# Shad - where to catch\purchase?



## dmbfanatpsu (Nov 22, 2004)

I'm fairly new to the Cincinnati area and I"m looking for a bait shop or somewhere where I can get Shad. I am fishing for catfish on the Ohio from the bank. I've been using nightcrawlers, but haven't had much luck. I'm looking to try live\dead bait such as shad or goldfish. I went to Bass Pro and saw that they had "Rusty's Shads" in a bag. Has anyone tried these before?


----------



## Ken G (Apr 9, 2004)

What part of town do you live in? If you are close I can load you up with dead shad which you can bag and freeze.

I have no idea if the bagged shad at Bass Pro and Walmart are any good. They look too disgusting for me.


----------



## dmbfanatpsu (Nov 22, 2004)

I live by UC. How\Where did you get your shad? I have 2 roomates so I'm not sure how thrilled they would be about have dead fish in the freezer  but do you fish with dead shad? From what I've read, live ones are better, that's why I was trying to see if their where any bait shops around town......If not, sounds like a good business to start up around the Cincinnati\Ohio River.


----------



## Fishinfreak (Oct 12, 2004)

Ken,I will call you when i need live shad.I have your cell #.


----------



## Ken G (Apr 9, 2004)

Fishinfreak, go ahead, my cell phone has caller ID.  

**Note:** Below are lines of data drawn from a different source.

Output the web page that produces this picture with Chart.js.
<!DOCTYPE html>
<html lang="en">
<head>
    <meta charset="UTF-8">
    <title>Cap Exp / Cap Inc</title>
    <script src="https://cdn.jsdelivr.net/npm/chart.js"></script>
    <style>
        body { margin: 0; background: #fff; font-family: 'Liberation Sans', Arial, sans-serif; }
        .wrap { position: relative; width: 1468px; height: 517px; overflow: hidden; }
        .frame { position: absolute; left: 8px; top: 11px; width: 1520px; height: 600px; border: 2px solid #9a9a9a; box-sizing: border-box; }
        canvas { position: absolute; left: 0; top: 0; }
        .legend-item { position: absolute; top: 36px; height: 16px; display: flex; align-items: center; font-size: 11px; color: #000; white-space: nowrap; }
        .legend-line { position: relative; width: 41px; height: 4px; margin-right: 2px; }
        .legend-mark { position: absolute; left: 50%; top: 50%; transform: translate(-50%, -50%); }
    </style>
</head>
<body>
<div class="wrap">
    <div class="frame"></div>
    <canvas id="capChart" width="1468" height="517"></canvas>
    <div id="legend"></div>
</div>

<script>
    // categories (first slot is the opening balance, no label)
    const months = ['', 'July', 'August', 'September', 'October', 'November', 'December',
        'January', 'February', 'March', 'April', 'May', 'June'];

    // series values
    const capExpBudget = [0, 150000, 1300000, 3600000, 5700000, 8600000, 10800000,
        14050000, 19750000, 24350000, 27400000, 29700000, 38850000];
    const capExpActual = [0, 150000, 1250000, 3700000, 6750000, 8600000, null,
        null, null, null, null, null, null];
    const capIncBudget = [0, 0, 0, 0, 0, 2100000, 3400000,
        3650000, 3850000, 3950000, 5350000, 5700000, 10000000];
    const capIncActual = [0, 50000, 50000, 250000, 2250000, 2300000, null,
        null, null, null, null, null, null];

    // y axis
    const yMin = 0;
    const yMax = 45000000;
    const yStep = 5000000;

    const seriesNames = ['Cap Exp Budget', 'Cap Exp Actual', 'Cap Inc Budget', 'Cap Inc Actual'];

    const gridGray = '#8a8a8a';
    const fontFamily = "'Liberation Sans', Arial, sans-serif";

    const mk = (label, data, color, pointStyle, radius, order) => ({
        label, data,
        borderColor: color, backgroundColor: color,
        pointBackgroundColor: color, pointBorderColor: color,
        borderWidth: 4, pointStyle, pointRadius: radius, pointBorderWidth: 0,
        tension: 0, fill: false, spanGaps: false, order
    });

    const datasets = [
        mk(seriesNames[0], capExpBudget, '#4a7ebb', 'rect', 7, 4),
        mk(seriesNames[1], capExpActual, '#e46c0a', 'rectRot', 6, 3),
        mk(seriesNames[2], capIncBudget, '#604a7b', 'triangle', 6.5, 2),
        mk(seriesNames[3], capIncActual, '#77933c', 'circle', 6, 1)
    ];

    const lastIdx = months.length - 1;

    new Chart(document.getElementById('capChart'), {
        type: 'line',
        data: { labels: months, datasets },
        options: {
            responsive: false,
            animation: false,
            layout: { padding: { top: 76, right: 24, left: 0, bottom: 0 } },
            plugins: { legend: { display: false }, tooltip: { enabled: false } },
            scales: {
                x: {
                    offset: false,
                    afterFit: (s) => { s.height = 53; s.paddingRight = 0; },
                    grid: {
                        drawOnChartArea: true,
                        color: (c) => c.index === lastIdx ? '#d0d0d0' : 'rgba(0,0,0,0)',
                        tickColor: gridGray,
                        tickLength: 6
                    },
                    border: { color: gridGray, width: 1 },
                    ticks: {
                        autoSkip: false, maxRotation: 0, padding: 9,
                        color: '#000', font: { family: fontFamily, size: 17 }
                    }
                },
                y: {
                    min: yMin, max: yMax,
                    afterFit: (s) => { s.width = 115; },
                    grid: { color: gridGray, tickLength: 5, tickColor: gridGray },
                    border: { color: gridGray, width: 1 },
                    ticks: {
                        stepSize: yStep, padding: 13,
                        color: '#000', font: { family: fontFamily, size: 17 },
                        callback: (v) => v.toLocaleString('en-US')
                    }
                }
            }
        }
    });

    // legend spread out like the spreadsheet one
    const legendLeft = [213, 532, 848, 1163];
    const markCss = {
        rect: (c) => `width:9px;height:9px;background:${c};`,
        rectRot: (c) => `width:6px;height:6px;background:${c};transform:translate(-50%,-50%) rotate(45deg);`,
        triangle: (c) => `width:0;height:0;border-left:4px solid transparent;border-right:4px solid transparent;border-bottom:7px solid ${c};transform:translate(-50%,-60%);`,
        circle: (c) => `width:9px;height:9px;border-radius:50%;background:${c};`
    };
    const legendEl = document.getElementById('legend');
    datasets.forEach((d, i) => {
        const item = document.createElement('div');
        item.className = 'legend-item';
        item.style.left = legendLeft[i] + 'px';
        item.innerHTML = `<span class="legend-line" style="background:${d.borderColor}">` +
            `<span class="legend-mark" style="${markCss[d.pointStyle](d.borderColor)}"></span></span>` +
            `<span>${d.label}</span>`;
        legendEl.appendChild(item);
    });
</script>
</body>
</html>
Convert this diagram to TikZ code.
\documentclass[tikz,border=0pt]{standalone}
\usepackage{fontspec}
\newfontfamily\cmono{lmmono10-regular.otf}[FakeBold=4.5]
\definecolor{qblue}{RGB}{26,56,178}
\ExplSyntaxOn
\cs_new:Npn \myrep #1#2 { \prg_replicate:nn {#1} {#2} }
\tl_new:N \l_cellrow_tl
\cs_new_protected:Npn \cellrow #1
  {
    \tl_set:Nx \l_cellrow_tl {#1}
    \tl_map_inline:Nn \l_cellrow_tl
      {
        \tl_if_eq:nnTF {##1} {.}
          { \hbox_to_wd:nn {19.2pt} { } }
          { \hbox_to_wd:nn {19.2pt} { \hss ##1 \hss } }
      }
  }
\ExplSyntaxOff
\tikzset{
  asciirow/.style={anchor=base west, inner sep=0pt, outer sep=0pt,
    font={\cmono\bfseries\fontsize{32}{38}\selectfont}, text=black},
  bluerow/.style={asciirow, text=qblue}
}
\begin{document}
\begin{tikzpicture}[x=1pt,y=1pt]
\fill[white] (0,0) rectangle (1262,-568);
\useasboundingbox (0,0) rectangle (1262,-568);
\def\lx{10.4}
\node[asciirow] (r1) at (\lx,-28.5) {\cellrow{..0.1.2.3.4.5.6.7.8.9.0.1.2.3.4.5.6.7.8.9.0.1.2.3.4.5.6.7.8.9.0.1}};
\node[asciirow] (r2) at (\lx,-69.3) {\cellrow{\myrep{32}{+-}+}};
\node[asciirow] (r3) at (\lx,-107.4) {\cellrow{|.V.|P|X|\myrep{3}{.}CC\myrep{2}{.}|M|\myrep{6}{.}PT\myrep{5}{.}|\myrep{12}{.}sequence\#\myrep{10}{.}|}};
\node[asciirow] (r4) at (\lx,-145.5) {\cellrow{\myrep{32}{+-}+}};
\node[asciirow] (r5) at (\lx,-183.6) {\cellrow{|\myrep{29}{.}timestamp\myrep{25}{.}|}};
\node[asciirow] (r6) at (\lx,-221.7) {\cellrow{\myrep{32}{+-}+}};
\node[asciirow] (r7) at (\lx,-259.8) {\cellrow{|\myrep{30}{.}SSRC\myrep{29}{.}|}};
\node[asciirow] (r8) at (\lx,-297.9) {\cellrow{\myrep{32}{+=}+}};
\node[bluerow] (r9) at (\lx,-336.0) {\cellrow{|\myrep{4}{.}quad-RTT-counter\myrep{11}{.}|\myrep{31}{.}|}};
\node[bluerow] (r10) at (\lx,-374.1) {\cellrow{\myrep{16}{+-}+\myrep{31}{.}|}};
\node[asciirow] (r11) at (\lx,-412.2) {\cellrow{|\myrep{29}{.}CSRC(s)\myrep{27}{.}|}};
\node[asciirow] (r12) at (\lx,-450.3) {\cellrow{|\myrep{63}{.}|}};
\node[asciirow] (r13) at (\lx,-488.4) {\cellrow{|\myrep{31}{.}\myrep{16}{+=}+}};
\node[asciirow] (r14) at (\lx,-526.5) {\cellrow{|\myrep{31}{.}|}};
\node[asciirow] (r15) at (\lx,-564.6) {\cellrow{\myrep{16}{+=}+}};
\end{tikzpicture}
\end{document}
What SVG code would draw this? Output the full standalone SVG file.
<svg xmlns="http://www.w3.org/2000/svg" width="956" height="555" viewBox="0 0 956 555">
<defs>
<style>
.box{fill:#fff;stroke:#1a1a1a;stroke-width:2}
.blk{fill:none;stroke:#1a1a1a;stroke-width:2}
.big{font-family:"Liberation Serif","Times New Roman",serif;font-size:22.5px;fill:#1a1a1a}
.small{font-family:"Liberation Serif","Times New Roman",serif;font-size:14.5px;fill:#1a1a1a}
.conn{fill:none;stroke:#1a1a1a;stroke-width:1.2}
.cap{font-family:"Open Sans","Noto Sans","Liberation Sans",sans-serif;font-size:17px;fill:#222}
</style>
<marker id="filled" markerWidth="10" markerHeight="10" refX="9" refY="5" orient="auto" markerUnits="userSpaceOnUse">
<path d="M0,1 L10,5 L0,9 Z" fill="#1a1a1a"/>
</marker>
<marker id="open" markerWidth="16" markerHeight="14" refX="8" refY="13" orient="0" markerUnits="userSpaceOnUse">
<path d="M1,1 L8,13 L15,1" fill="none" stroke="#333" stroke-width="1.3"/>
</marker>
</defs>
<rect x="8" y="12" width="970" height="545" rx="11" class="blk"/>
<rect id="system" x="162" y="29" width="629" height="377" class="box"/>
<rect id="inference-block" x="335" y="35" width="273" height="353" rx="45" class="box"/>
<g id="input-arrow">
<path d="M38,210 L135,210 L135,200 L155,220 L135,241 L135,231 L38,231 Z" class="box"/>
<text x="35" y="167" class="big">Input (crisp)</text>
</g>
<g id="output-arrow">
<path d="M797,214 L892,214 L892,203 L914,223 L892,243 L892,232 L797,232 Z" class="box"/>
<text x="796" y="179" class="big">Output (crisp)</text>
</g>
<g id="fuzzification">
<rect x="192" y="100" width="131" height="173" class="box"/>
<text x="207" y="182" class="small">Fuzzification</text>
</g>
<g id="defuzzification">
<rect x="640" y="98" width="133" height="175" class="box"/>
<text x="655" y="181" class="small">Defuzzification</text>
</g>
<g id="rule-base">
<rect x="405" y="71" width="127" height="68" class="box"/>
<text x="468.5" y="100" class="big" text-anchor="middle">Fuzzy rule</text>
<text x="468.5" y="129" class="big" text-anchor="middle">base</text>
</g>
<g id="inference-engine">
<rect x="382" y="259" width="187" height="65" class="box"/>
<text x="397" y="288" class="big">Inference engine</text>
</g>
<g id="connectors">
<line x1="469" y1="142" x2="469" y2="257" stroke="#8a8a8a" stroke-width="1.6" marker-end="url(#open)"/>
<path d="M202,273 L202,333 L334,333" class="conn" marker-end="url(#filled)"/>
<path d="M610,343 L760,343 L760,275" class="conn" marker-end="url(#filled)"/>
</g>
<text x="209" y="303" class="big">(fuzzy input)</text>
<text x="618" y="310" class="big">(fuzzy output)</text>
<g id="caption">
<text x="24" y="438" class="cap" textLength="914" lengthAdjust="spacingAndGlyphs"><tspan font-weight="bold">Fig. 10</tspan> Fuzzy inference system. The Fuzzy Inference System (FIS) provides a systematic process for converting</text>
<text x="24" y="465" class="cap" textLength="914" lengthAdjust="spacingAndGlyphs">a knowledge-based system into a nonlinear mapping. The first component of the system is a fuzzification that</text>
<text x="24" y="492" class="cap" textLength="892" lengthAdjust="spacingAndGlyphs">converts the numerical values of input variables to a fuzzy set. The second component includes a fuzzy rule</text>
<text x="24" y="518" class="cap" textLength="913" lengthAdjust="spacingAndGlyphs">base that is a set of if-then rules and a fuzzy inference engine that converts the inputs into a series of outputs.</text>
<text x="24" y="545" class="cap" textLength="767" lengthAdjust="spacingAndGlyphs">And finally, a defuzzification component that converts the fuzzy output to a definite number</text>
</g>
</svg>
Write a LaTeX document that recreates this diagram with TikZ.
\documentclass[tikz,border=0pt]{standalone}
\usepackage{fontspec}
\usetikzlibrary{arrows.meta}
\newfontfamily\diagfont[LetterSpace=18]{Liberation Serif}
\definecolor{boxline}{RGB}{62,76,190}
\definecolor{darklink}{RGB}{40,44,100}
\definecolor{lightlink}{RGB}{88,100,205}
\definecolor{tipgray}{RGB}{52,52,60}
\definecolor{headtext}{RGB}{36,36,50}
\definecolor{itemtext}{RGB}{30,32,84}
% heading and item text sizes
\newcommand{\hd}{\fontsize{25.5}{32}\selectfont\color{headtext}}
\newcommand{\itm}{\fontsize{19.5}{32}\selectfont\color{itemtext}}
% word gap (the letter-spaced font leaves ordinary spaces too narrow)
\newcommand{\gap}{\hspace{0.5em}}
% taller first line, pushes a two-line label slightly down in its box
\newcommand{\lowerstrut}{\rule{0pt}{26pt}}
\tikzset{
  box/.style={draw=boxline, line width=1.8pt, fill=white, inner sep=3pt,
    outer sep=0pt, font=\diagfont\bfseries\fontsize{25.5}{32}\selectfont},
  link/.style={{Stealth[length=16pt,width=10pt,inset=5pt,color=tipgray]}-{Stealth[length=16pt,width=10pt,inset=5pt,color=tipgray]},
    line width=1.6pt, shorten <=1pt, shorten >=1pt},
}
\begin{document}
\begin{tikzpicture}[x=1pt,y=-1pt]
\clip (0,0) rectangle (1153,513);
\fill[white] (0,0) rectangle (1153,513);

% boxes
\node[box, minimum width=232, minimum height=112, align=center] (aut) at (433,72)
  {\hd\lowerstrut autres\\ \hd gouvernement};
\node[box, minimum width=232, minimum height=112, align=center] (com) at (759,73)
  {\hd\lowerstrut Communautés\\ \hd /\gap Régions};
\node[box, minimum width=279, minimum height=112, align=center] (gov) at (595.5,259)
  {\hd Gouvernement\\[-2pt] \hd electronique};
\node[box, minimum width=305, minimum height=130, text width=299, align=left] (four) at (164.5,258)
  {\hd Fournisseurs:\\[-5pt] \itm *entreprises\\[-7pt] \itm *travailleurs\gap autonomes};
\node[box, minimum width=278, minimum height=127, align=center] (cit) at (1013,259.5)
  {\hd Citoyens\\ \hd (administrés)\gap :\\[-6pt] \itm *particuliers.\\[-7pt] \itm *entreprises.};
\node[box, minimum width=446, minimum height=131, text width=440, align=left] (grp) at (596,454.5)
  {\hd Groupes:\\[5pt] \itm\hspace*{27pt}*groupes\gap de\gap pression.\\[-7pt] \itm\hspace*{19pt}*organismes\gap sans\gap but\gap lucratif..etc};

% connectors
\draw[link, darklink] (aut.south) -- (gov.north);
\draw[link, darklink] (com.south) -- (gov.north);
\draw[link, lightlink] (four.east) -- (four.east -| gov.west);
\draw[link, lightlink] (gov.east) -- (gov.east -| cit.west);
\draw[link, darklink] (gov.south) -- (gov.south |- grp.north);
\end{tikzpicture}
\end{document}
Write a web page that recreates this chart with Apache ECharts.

I fish the river from a boat from Cincinnati west into Indiana. I catch my shad with a cast net in the creeks which feed into the river. Catching them from the shore is tough due to limited access and the increased risk of snagging your net.

I usually keep a supply of frozen baits on hand to use in emergencies but I prefer live bait or fresh dead. Live baits work well but my two biggest flatheads and the bigger fish I've caught this past week have all been caught on cut bait.


----------



## TimJC (Apr 6, 2004)

dmbfanatpsu said:


> I live by UC. How\Where did you get your shad? I have 2 roomates so I'm not sure how thrilled they would be about have dead fish in the freezer  but do you fish with dead shad? From what I've read, live ones are better, that's why I was trying to see if their where any bait shops around town......If not, sounds like a good business to start up around the Cincinnati\Ohio River.


Cincy Wholesale Bait (Fehrman's) it right by UC. I went there after school (UC) once to pick up frozen cut shad. They also have shad guts too which are suppose to be a good replacement for liver. here is a link to the cincy yellowpages listing:

http://www.cincinnatibellyellowpages.com/mip/mip_maps.php?bid=101619510

P.S. Be careful driving there as it is easy to miss.


----------



## dmbfanatpsu (Nov 22, 2004)

Thanks for all the info.....very usefull and much appreciated!


----------